Problem to work on -
Extract only the lines from the start of the entries below to the line with "RED = '#ff2a1a'", inclusive; omit every picture.
begin The records
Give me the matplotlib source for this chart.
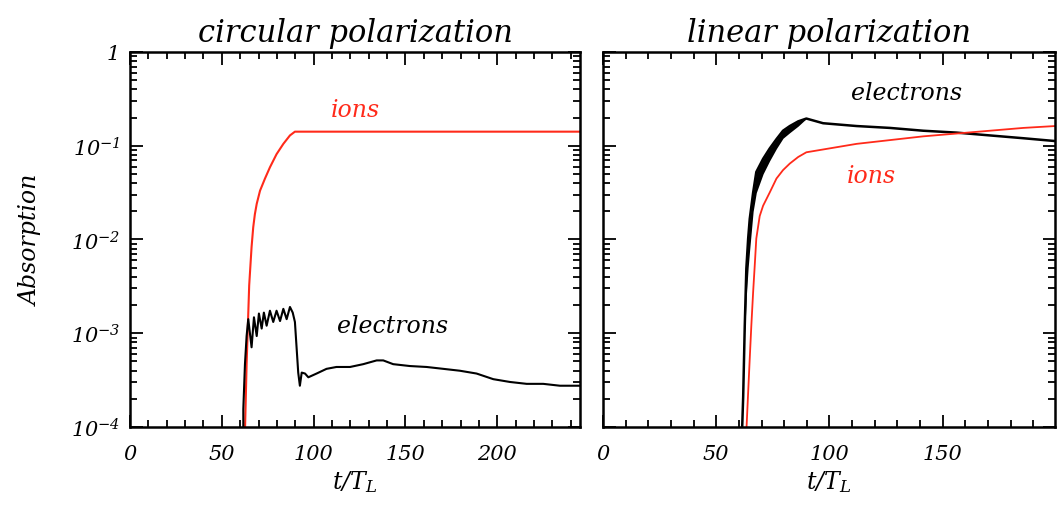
import matplotlib
matplotlib.use('Agg')
import matplotlib.pyplot as plt
import numpy as np
from matplotlib.ticker import FixedLocator, FixedFormatter, MultipleLocator, NullFormatter

plt.rcParams['font.family'] = 'DejaVu Serif'
plt.rcParams['font.style'] = 'italic'
plt.rcParams['mathtext.fontset'] = 'custom'
plt.rcParams['mathtext.rm'] = 'DejaVu Serif:italic'
plt.rcParams['mathtext.it'] = 'DejaVu Serif:italic'

RED = '#ff2a1a'

# circular polarization (log10 of absorption)
circ_ion_t = [62.6, 63.5, 64.9, 66.2, 67.1, 68.0, 69.0, 70.8, 73.5, 76.2, 79.8, 83.5, 87.1, 89.8, 245.0]
circ_ion_log = [-4.05, -3.33, -2.49, -2.08, -1.87, -1.73, -1.62, -1.48, -1.35, -1.23, -1.09, -0.98, -0.89,
                -0.85, -0.85]

circ_el_t = [61.7, 61.7, 62.6, 63.5, 64.4, 66.2, 67.5, 69.0, 70.2, 71.7, 72.9, 74.4, 76.2, 78.0, 79.8,
             81.7, 83.5, 85.3, 87.1, 88.6, 89.8, 90.7, 91.6, 92.5, 93.5, 95.3, 97.1, 101.6, 107.0, 112.4,
             119.8, 127.0, 134.3, 137.9, 143.3, 152.4, 161.5, 170.6, 179.6, 188.7, 197.8, 206.9, 216.0,
             225.0, 234.1, 245.0]
circ_el_log = [-4.1, -3.81, -3.33, -3.03, -2.85, -3.15, -2.83, -3.03, -2.79, -2.95, -2.78, -2.92, -2.76,
               -2.88, -2.76, -2.87, -2.74, -2.85, -2.72, -2.78, -2.88, -3.15, -3.42, -3.56, -3.42, -3.43,
               -3.47, -3.43, -3.38, -3.36, -3.36, -3.33, -3.29, -3.29, -3.33, -3.35, -3.36, -3.38, -3.40,
               -3.43, -3.49, -3.52, -3.54, -3.54, -3.56, -3.56]

# linear polarization
lin_ion_t = [63.3, 64.1, 64.8, 65.5, 66.3, 67.0, 67.7, 69.2, 70.7, 73.6, 76.6, 79.5, 82.5, 86.2, 89.8,
             97.2, 112.0, 126.7, 141.4, 156.1, 170.8, 185.6, 199.6]
lin_ion_log = [-4.05, -3.63, -3.27, -2.92, -2.56, -2.28, -1.99, -1.75, -1.64, -1.50, -1.35, -1.26, -1.19,
               -1.12, -1.07, -1.04, -0.98, -0.94, -0.90, -0.87, -0.84, -0.81, -0.79]

lin_el_t = [61.4, 61.9, 62.6, 63.3, 64.1, 64.8, 66.3, 67.7, 70.7, 73.6, 76.6, 79.5, 82.5, 86.2, 89.8,
            97.2, 112.0, 126.7, 141.4, 156.1, 170.8, 185.6, 199.6]
lin_el_log = [-4.05, -3.68, -2.92, -2.31, -1.99, -1.78, -1.50, -1.28, -1.14, -1.03, -0.93, -0.84, -0.79,
              -0.74, -0.71, -0.76, -0.79, -0.81, -0.84, -0.86, -0.89, -0.92, -0.95]
# lower edge of the oscillating electron band
lin_band_t = [62.6, 63.3, 64.1, 64.8, 66.3, 67.7, 70.7, 73.6, 76.6, 79.5, 82.5, 86.2, 89.8]
lin_band_upper = [-2.92, -2.31, -1.99, -1.78, -1.50, -1.28, -1.14, -1.03, -0.93, -0.84, -0.79, -0.74, -0.71]
lin_band_lower = [-3.00, -2.60, -2.30, -2.10, -1.70, -1.50, -1.30, -1.16, -1.03, -0.92, -0.86, -0.79, -0.71]

y_ticks = [1e-4, 1e-3, 1e-2, 1e-1, 1]
y_tick_labels = [r'$10^{-4}$', r'$10^{-3}$', r'$10^{-2}$', r'$10^{-1}$', '1']


def pw(vals):
    return 10 ** np.array(vals)


def style_axis(ax, xmax, ylabels):
    ax.set_yscale('log')
    ax.set_ylim(1e-4, 1)
    ax.set_xlim(0, xmax)
    ax.xaxis.set_major_locator(MultipleLocator(50))
    ax.xaxis.set_minor_locator(MultipleLocator(10))
    ax.yaxis.set_major_locator(FixedLocator(y_ticks))
    minors = [m * 10.0 ** e for e in range(-4, 0) for m in range(2, 10)]
    ax.yaxis.set_minor_locator(FixedLocator(minors))
    ax.yaxis.set_minor_formatter(NullFormatter())
    if ylabels:
        ax.yaxis.set_major_formatter(FixedFormatter(y_tick_labels))
    else:
        ax.yaxis.set_major_formatter(NullFormatter())
    ax.tick_params(which='both', direction='in', top=True, right=True, width=1.3)
    ax.tick_params(which='major', length=9, labelsize=15, pad=7)
    ax.tick_params(axis='x', which='major', pad=12)
    ax.tick_params(which='minor', length=5)
    for s in ax.spines.values():
        s.set_linewidth(1.8)
    ax.set_xlabel(r'$t/T_L$', fontsize=17, labelpad=4)


fig = plt.figure(figsize=(10.62, 5.06), dpi=100)
ax1 = fig.add_axes([0.1224, 0.1542, 0.4237, 0.7411])
ax2 = fig.add_axes([0.5678, 0.1542, 0.4256, 0.7411])

ax1.plot(circ_ion_t, pw(circ_ion_log), color=RED, lw=1.5)
ax1.plot(circ_el_t, pw(circ_el_log), color='black', lw=1.5)
style_axis(ax1, 245, True)
ax1.set_ylabel('Absorption', fontsize=17, labelpad=20)
ax1.set_title('circular polarization', fontsize=22, pad=8)
ax1.text(122.5, 10 ** -0.61, 'ions', color=RED, fontsize=17, ha='center', va='center')
ax1.text(143, 10 ** -2.92, 'electrons', color='black', fontsize=17, ha='center', va='center')

ax2.fill_between(lin_band_t, pw(lin_band_lower), pw(lin_band_upper), color='black', lw=0)
ax2.plot(lin_el_t, pw(lin_el_log), color='black', lw=1.8)
ax2.plot(lin_ion_t, pw(lin_ion_log), color=RED, lw=1.3)
style_axis(ax2, 199.6, False)
ax2.set_title('linear polarization', fontsize=22, pad=8)
ax2.text(134, 10 ** -0.43, 'electrons', color='black', fontsize=17, ha='center', va='center')
ax2.text(118.5, 10 ** -1.32, 'ions', color=RED, fontsize=17, ha='center', va='center')

fig.savefig('out.png', dpi=100)
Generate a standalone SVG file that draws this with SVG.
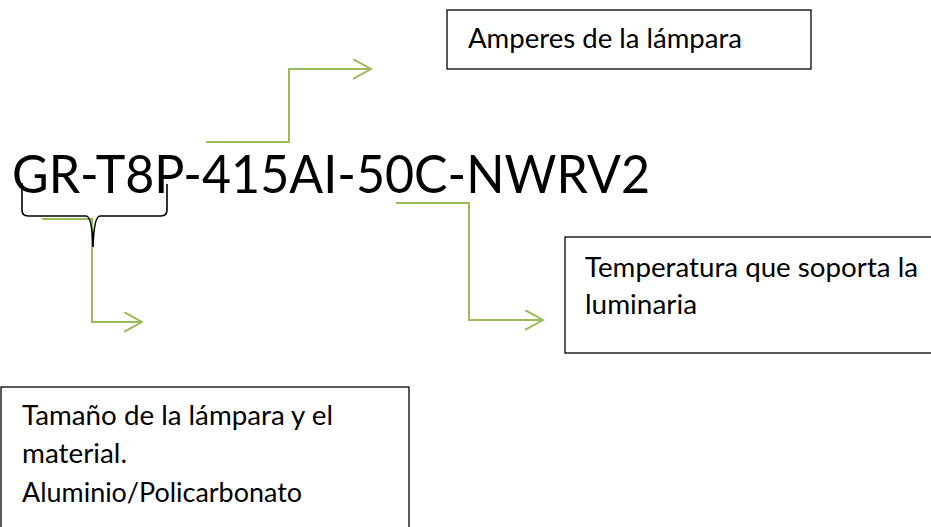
<svg xmlns="http://www.w3.org/2000/svg" width="931" height="527" viewBox="0 0 931 527">
<defs>
<style>
.box{fill:#fff;stroke:#000;stroke-width:1.3}
.t{font-family:Lato,"Open Sans",sans-serif;font-size:26px;fill:#000}
.big{font-family:Lato,"Open Sans",sans-serif;font-size:53px;fill:#000}
.c{fill:none;stroke:#9bbb59;stroke-width:2;marker-end:url(#arr)}
.brace{fill:none;stroke:#000;stroke-width:1.6}
</style>
<marker id="arr" markerWidth="20" markerHeight="22" refX="18" refY="10" orient="auto" markerUnits="userSpaceOnUse">
<path d="M0,0 L18,10 L0,20" fill="none" stroke="#9bbb59" stroke-width="2"/>
</marker>
</defs>
<rect width="931" height="527" fill="#fff"/>
<g id="code">
<text class="big" x="12" y="193" textLength="638" lengthAdjust="spacingAndGlyphs">GR-T8P-415AI-50C-NWRV2</text>
</g>
<g id="connectors">
<path class="c" d="M206,142 H289 V69 H371"/>
<path class="c" d="M396,203 H469 V320 H543"/>
<path class="c" d="M42,219 H92 V322 H142"/>
</g>
<g id="brace">
<path class="brace" d="M22,183 V210 Q22,216 28,216 H86 Q92,216 93,247 Q94,216 100,216 H161 Q167,216 167,210 V184"/>
</g>
<g id="amperes">
<rect class="box" x="447" y="10" width="364" height="59"/>
<text class="t" x="468" y="48" textLength="274" lengthAdjust="spacingAndGlyphs">Amperes de la lámpara</text>
</g>
<g id="temperatura">
<rect class="box" x="565" y="237" width="380" height="116"/>
<text class="t" x="585" y="277" textLength="333" lengthAdjust="spacingAndGlyphs">Temperatura que soporta la</text>
<text class="t" x="585" y="314" textLength="112" lengthAdjust="spacingAndGlyphs">luminaria</text>
</g>
<g id="tamano">
<rect class="box" x="1" y="387" width="408" height="160"/>
<text class="t" x="22" y="425" textLength="311" lengthAdjust="spacingAndGlyphs">Tamaño de la lámpara y el</text>
<text class="t" x="22" y="463" textLength="105" lengthAdjust="spacingAndGlyphs">material.</text>
<text class="t" x="22" y="502" textLength="280" lengthAdjust="spacingAndGlyphs">Aluminio/Policarbonato</text>
</g>
</svg>
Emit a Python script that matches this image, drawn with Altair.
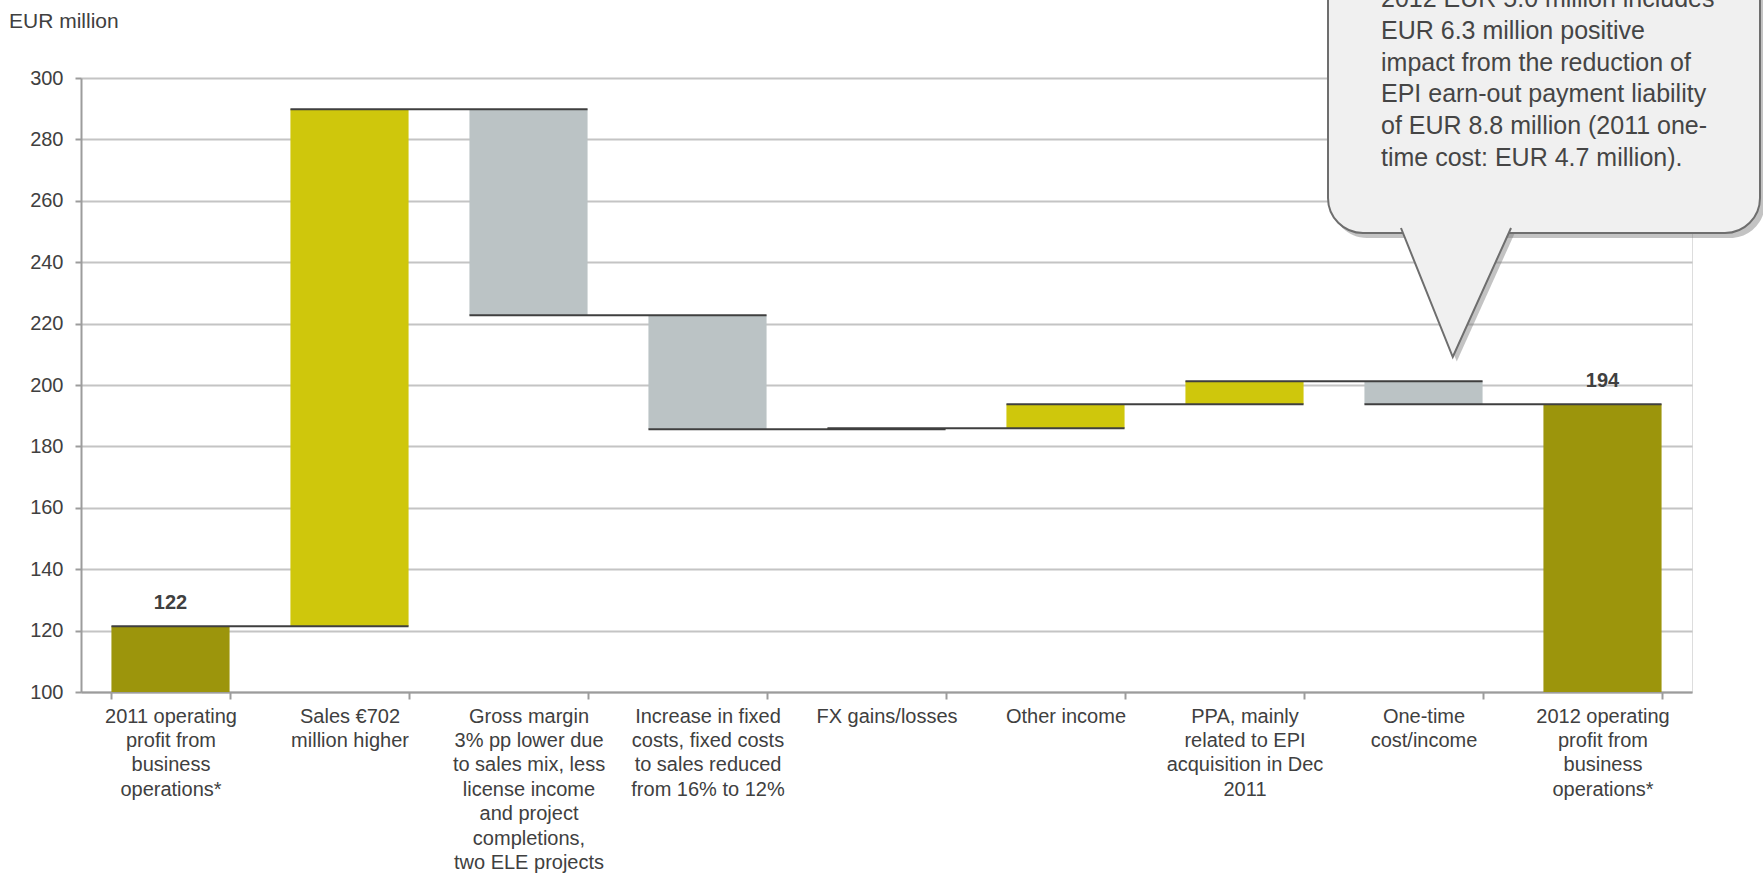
end The records
Worked solution -
Give me the matplotlib source for this chart.
import matplotlib
matplotlib.use('Agg')
import matplotlib.pyplot as plt
import numpy as np
from matplotlib.ticker import FixedLocator, FixedFormatter, MultipleLocator, NullFormatter

plt.rcParams['font.family'] = 'DejaVu Serif'
plt.rcParams['font.style'] = 'italic'
plt.rcParams['mathtext.fontset'] = 'custom'
plt.rcParams['mathtext.rm'] = 'DejaVu Serif:italic'
plt.rcParams['mathtext.it'] = 'DejaVu Serif:italic'

RED = '#ff2a1a'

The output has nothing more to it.